** Begin INFORMATION GIVEN **

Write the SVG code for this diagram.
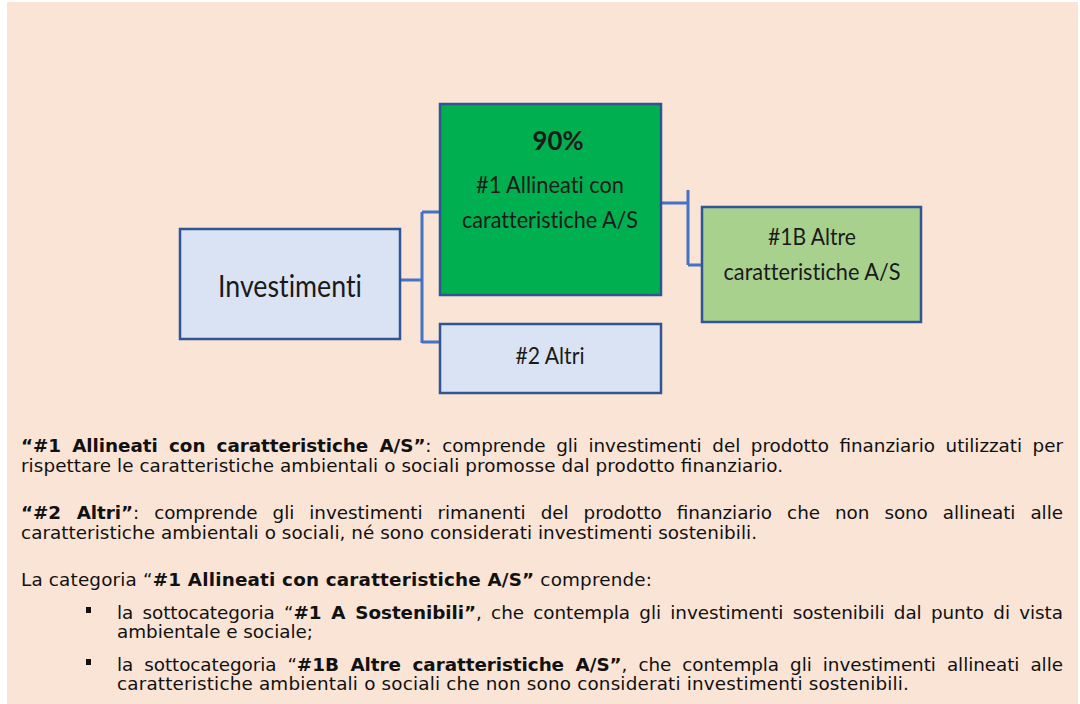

** End INFORMATION GIVEN **
** Begin INFORMATION GIVEN **

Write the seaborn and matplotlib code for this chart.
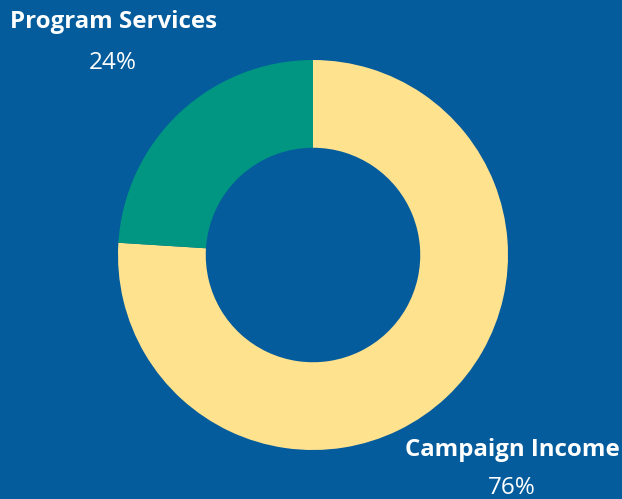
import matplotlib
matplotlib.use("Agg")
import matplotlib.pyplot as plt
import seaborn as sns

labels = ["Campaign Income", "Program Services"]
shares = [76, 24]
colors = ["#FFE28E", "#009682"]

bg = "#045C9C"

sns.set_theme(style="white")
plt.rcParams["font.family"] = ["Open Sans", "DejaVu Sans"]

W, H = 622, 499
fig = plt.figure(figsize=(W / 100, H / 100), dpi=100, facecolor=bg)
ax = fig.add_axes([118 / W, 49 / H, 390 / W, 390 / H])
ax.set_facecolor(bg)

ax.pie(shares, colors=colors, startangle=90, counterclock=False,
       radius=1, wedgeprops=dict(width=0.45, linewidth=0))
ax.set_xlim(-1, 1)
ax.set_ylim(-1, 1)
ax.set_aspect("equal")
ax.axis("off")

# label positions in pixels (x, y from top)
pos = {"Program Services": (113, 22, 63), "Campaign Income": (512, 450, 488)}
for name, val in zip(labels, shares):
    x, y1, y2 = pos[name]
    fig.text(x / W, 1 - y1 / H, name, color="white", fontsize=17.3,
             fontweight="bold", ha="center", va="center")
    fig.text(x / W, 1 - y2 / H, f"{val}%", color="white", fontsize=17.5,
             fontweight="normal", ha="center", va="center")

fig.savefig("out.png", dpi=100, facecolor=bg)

** End INFORMATION GIVEN **
** Begin INFORMATION GIVEN **

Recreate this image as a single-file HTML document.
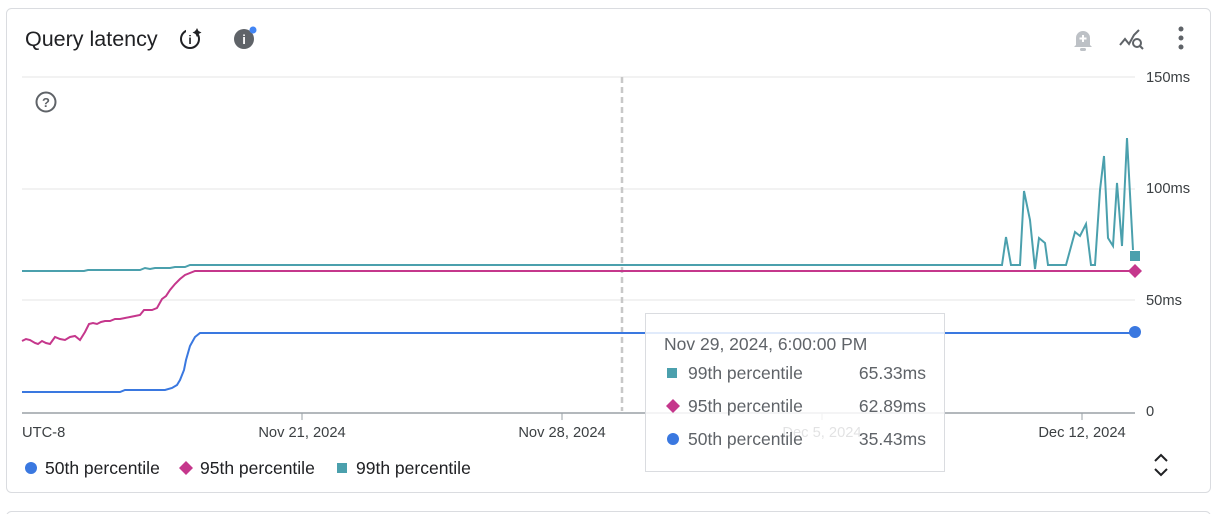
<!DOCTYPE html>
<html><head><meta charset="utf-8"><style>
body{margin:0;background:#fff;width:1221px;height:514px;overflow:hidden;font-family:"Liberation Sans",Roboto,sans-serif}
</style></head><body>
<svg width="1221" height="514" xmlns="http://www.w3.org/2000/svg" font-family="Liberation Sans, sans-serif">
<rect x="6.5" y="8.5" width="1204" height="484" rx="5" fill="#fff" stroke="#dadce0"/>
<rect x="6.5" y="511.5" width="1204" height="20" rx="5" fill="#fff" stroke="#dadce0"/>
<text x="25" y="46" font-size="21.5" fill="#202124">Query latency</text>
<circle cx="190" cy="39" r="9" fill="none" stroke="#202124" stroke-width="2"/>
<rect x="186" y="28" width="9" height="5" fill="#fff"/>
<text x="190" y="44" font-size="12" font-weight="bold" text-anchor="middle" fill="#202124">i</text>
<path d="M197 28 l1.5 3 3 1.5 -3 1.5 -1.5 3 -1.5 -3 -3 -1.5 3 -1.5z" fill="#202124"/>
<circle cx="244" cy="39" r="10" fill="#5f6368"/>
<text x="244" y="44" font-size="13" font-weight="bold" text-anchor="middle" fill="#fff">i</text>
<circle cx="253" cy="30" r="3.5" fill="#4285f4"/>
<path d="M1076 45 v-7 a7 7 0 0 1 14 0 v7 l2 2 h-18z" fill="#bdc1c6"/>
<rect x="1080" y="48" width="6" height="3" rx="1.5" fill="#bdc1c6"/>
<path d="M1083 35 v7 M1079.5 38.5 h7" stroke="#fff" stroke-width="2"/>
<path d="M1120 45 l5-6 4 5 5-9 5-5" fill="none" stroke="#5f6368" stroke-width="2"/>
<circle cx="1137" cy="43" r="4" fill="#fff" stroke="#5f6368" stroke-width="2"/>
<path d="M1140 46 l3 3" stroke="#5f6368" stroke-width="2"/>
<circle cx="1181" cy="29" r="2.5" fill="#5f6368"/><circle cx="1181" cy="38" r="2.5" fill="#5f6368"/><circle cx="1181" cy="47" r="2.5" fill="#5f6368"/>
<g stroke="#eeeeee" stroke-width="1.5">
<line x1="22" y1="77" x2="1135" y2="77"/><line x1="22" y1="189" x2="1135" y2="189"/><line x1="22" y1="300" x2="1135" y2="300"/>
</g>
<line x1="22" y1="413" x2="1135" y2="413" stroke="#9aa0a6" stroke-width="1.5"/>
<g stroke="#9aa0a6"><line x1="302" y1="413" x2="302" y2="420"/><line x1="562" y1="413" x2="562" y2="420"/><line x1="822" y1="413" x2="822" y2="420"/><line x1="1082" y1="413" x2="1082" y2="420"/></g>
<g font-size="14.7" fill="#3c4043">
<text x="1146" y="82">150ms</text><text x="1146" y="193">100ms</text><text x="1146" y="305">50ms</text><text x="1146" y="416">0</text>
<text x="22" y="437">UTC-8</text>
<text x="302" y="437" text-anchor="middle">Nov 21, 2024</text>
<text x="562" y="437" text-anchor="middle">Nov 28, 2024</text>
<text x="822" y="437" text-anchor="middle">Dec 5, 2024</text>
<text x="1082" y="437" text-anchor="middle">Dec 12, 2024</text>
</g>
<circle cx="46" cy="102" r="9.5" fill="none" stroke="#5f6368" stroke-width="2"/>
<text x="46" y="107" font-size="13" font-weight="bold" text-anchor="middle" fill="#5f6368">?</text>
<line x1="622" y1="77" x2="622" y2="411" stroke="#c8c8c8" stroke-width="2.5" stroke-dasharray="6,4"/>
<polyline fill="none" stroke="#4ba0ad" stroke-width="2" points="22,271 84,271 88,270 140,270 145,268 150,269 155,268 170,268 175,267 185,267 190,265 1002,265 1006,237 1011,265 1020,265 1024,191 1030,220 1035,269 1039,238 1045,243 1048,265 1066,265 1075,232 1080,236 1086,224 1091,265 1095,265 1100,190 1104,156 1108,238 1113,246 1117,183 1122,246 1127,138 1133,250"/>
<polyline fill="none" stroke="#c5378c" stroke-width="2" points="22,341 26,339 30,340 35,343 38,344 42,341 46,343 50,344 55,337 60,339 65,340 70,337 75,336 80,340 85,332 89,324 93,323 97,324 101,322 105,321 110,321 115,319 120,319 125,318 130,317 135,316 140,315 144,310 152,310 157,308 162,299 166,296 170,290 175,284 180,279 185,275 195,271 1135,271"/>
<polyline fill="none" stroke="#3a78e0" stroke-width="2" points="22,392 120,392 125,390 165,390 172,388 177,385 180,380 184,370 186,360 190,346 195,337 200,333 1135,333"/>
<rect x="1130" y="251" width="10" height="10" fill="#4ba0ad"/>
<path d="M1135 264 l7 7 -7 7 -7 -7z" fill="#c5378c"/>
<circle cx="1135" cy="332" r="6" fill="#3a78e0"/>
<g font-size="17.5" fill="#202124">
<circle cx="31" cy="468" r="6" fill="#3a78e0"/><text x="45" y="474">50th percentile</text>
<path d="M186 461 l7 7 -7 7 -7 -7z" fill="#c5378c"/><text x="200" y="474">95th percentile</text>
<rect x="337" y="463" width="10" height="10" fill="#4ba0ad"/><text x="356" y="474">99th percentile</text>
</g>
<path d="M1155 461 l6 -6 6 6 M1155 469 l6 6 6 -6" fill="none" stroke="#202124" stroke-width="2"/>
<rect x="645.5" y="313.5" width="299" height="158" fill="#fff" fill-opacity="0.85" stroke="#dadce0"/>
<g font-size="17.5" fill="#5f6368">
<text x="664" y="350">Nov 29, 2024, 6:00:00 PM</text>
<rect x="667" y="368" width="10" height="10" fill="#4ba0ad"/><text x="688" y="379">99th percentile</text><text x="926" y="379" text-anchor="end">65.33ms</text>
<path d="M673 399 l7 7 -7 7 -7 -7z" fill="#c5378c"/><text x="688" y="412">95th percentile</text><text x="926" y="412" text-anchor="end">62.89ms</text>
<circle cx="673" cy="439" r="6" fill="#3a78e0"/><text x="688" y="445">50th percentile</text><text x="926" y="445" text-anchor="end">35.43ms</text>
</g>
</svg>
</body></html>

** End INFORMATION GIVEN **

— WHAT IS ASKED —
Search the entries for the word "matplotlib" and gather every line where it appears.

— OUTPUT FOR THIS EXERCISE —
Write the seaborn and matplotlib code for this chart.
import matplotlib
matplotlib.use("Agg")
import matplotlib.pyplot as plt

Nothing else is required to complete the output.